Per completare lo scenario fin qui tratteggiato è necessario fare riferimento anche agli sforzi controrivoluzionari di quegli attori che si trovano in questo momento in prigione o che agiscono dall’esterno, e in particolare l’Arabia Saudita e gli altri paesi del Golfo. Questi non desiderano che il vento del cambiamento soffi anche sui loro paesi. Due sono i modi attraverso i quali riescono a esercitare la propria influenza: cercano di creare il caos, attraverso la diffusione di un messaggio negativo sui movimenti rivoluzionari, oppure esercitano il proprio potere offrendo assistenza economica alle loro condizioni. La maggior parte dei paesi del Golfo, soprattutto l’Arabia Saudita, gli Emirati Arabi, il Kuwait, si oppongono inoltre al processo a Mubarak.

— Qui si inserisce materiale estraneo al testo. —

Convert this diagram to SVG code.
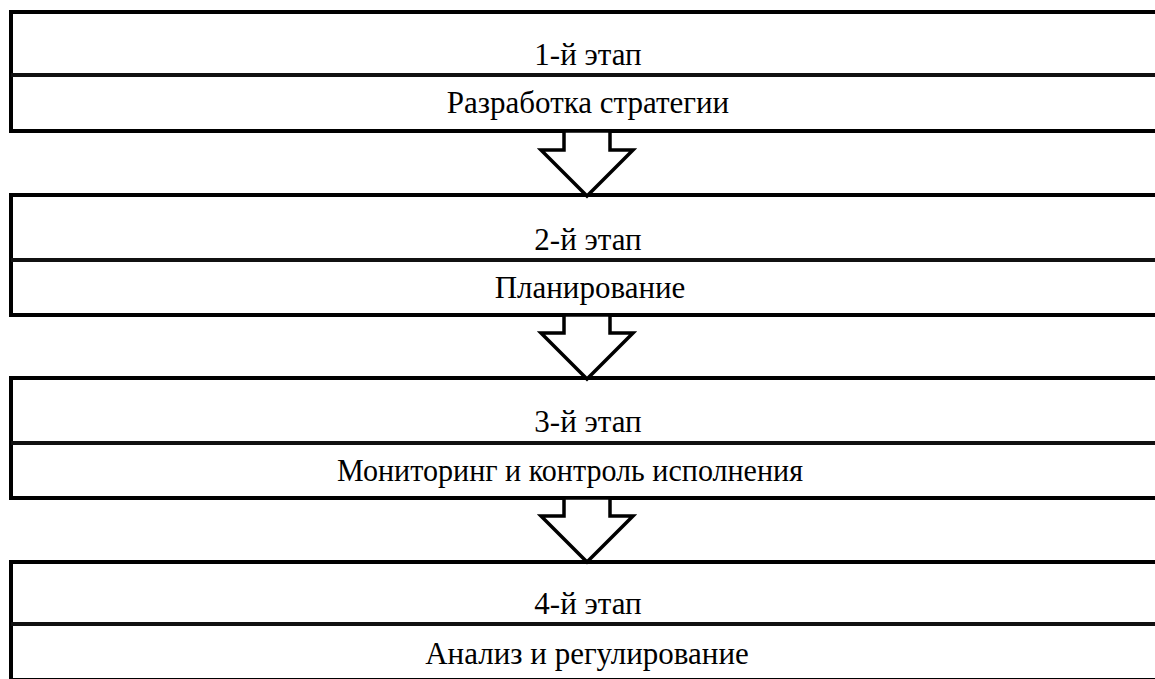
<svg xmlns="http://www.w3.org/2000/svg" width="1155" height="679" viewBox="0 0 1155 679">
<style>
.box{fill:#fff;stroke:#000;stroke-width:4}
.div{stroke:#111;stroke-width:4}
.arr{fill:#fff;stroke:#000;stroke-width:3.5;stroke-linejoin:miter}
text{font-family:"Liberation Serif","DejaVu Serif",serif;font-size:31px;fill:#000;text-anchor:middle}
</style>
<rect width="1155" height="679" fill="#fff"/>
<g id="stage1">
<rect class="box" x="11" y="12" width="1160" height="119"/>
<line class="div" x1="11" y1="75" x2="1171" y2="75"/>
<text x="588" y="65">1-й этап</text>
<text x="588" y="113">Разработка стратегии</text>
</g>
<g id="stage2">
<rect class="box" x="11" y="195" width="1160" height="120"/>
<line class="div" x1="11" y1="260" x2="1171" y2="260"/>
<text x="588" y="250">2-й этап</text>
<text x="590" y="298">Планирование</text>
</g>
<g id="stage3">
<rect class="box" x="11" y="378" width="1160" height="120"/>
<line class="div" x1="11" y1="443" x2="1171" y2="443"/>
<text x="588" y="432">3-й этап</text>
<text x="570" y="481" textLength="466" lengthAdjust="spacingAndGlyphs">Мониторинг и контроль исполнения</text>
</g>
<g id="stage4">
<rect class="box" x="11" y="562" width="1160" height="118"/>
<line class="div" x1="11" y1="624" x2="1171" y2="624"/>
<text x="588" y="614">4-й этап</text>
<text x="587" y="664">Анализ и регулирование</text>
</g>
<g id="connectors">
<path class="arr" d="M564,131 L610,131 L610,150 L633,150 L587,196 L541,150 L564,150 Z"/>
<path class="arr" d="M564,315 L610,315 L610,333 L633,333 L587,379 L541,333 L564,333 Z"/>
<path class="arr" d="M564,498 L610,498 L610,516 L633,516 L587,562 L541,516 L564,516 Z"/>
</g>
</svg>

A questo punto vorrei concludere, ricordando che la rivoluzione è stata spinta dalla piazza verso strade più strette, nelle sale del Parlamento, e ciò al fine di dividere le forze e far perdere vigore all’eco della piazza, piuttosto che trasformare quelle voci in un reale cambiamento politico. La rivoluzione sta andando avanti, nonostante il fatto che sia adesso in bilico, perché la questione di un sistema giusto che garantisca la dignità dei suoi cittadini non è stata ancora risolta. Ed è chiaro che questa non è una questione che sta a cuore a quanti si trovano al ministero della difesa o nelle sedi dei partiti politici che hanno vinto le elezioni. Le elezioni sono state corrette, ma il loro risultato non potrà che portare a scontri. E altri errori verranno compiuti. È ora necessario che non si facciano più i medesimi errori, che non si giochi più il gioco di Mubarak, che si rispetti la volontà della gente. L’interesse mostrato ultimamente da Stati Uniti e Europa nei confronti dei movimenti islamici dovrebbe essere supportato dalla consapevolezza che le rivoluzioni sono sempre “volatili”, con molti alti e bassi. La rivoluzione sta vivendo, in questo periodo, un momento di stanca, che sarà però seguito da un nuovo attivismo. E allora sarà dura per quanti hanno agito per fermare la rivoluzione. Le richieste dei rivoluzionari non sono ancora state soddisfatte, è dunque probabile che la popolazione continuerà a chiedere e criticare fino a quando non saranno avviate quelle riforme strutturali fondamentali per le quali tanta gente ha perso la vita. È dunque prevedibile che ci troveremo presto in una nuova fase rivoluzionaria.